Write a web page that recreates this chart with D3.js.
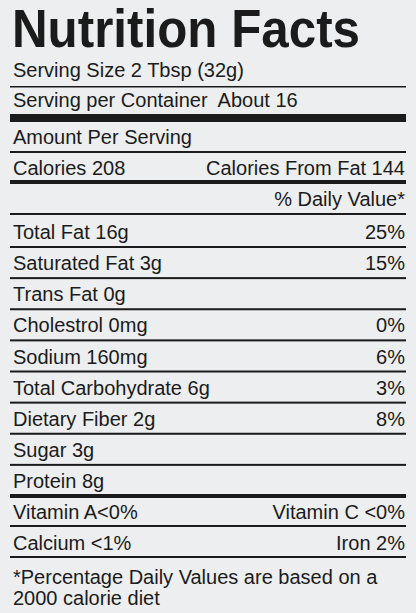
<!DOCTYPE html>
<html><head><meta charset="utf-8">
<script src="https://cdn.jsdelivr.net/npm/d3@7/dist/d3.min.js"></script>
<style>body{margin:0;background:#eceeef}text{font-family:"Liberation Sans",Arial,sans-serif;fill:#1b1b1b;white-space:pre}</style>
</head><body><svg id="c" width="416" height="613"></svg>
<script>
const title = "Nutrition Facts";
const servingSize = "Serving Size 2 Tbsp (32g)";
const servingPer = "Serving per Container  About 16";
const calories = ["Calories 208", "Calories From Fat 144"];
const nutrients = ["Total Fat 16g","Saturated Fat 3g","Trans Fat 0g","Cholestrol 0mg","Sodium 160mg","Total Carbohydrate 6g","Dietary Fiber 2g","Sugar 3g","Protein 8g"];
const dailyValues = ["25%","15%","","0%","6%","3%","8%","",""];
const vitaminsLeft = ["Vitamin A<0%","Calcium <1%"];
const vitaminsRight = ["Vitamin C <0%","Iron 2%"];
const footnote = ["*Percentage Daily Values are based on a","2000 calorie diet"];

const svg = d3.select("#c");
svg.append("rect").attr("width",416).attr("height",613).attr("fill","#eceeef");
const L=13, R=405, x0=10, x1=406, FS=20;
const rule=(y,h)=>svg.append("rect").attr("x",x0).attr("y",y).attr("width",x1-x0).attr("height",h).attr("fill","#1b1b1b");
const txt=(s,x,y,size,anchor,weight)=>svg.append("text").attr("x",x).attr("y",y).attr("font-size",size).attr("text-anchor",anchor||"start").attr("font-weight",weight||"normal").text(s);

txt(title,L-1,47,54,"start","bold").attr("textLength",348).attr("lengthAdjust","spacingAndGlyphs");
txt(servingSize,L,77,FS);
rule(86,1.5);
txt(servingPer,L,107,FS);
rule(114,8);
txt("Amount Per Serving",L,144,FS);
rule(151,2);
txt(calories[0],L,175,FS);
txt(calories[1],R,175,FS,"end");
rule(180,4);
txt("% Daily Value*",R,206,FS,"end");
rule(213,2);

const y = d3.scaleLinear().domain([0,nutrients.length-1]).range([239,488]);
nutrients.forEach((n,i)=>{
  txt(n,L,y(i),FS);
  if(dailyValues[i]) txt(dailyValues[i],R,y(i),FS,"end");
  const ly = y(i)+7;
  if(i===nutrients.length-1) rule(ly-1,4); else rule(ly,2);
});
const yv = d3.scaleLinear().domain([0,1]).range([519,550]);
vitaminsLeft.forEach((v,i)=>{
  txt(v,L,yv(i),FS);
  txt(vitaminsRight[i],R,yv(i),FS,"end");
  rule(yv(i)+6,2);
});
footnote.forEach((f,i)=>txt(f,L,584+i*21,FS));
</script></body></html>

GOAL OF THE EXERCISE – Give the data above again in full and unchanged, skipping the pictures.

OUTPUT BELOW –
Write a web page that recreates this chart with D3.js.
<!DOCTYPE html>
<html><head><meta charset="utf-8">
<script src="https://cdn.jsdelivr.net/npm/d3@7/dist/d3.min.js"></script>
<style>body{margin:0;background:#eceeef}text{font-family:"Liberation Sans",Arial,sans-serif;fill:#1b1b1b;white-space:pre}</style>
</head><body><svg id="c" width="416" height="613"></svg>
<script>
const title = "Nutrition Facts";
const servingSize = "Serving Size 2 Tbsp (32g)";
const servingPer = "Serving per Container  About 16";
const calories = ["Calories 208", "Calories From Fat 144"];
const nutrients = ["Total Fat 16g","Saturated Fat 3g","Trans Fat 0g","Cholestrol 0mg","Sodium 160mg","Total Carbohydrate 6g","Dietary Fiber 2g","Sugar 3g","Protein 8g"];
const dailyValues = ["25%","15%","","0%","6%","3%","8%","",""];
const vitaminsLeft = ["Vitamin A<0%","Calcium <1%"];
const vitaminsRight = ["Vitamin C <0%","Iron 2%"];
const footnote = ["*Percentage Daily Values are based on a","2000 calorie diet"];

const svg = d3.select("#c");
svg.append("rect").attr("width",416).attr("height",613).attr("fill","#eceeef");
const L=13, R=405, x0=10, x1=406, FS=20;
const rule=(y,h)=>svg.append("rect").attr("x",x0).attr("y",y).attr("width",x1-x0).attr("height",h).attr("fill","#1b1b1b");
const txt=(s,x,y,size,anchor,weight)=>svg.append("text").attr("x",x).attr("y",y).attr("font-size",size).attr("text-anchor",anchor||"start").attr("font-weight",weight||"normal").text(s);

txt(title,L-1,47,54,"start","bold").attr("textLength",348).attr("lengthAdjust","spacingAndGlyphs");
txt(servingSize,L,77,FS);
rule(86,1.5);
txt(servingPer,L,107,FS);
rule(114,8);
txt("Amount Per Serving",L,144,FS);
rule(151,2);
txt(calories[0],L,175,FS);
txt(calories[1],R,175,FS,"end");
rule(180,4);
txt("% Daily Value*",R,206,FS,"end");
rule(213,2);

const y = d3.scaleLinear().domain([0,nutrients.length-1]).range([239,488]);
nutrients.forEach((n,i)=>{
  txt(n,L,y(i),FS);
  if(dailyValues[i]) txt(dailyValues[i],R,y(i),FS,"end");
  const ly = y(i)+7;
  if(i===nutrients.length-1) rule(ly-1,4); else rule(ly,2);
});
const yv = d3.scaleLinear().domain([0,1]).range([519,550]);
vitaminsLeft.forEach((v,i)=>{
  txt(v,L,yv(i),FS);
  txt(vitaminsRight[i],R,yv(i),FS,"end");
  rule(yv(i)+6,2);
});
footnote.forEach((f,i)=>txt(f,L,584+i*21,FS));
</script></body></html>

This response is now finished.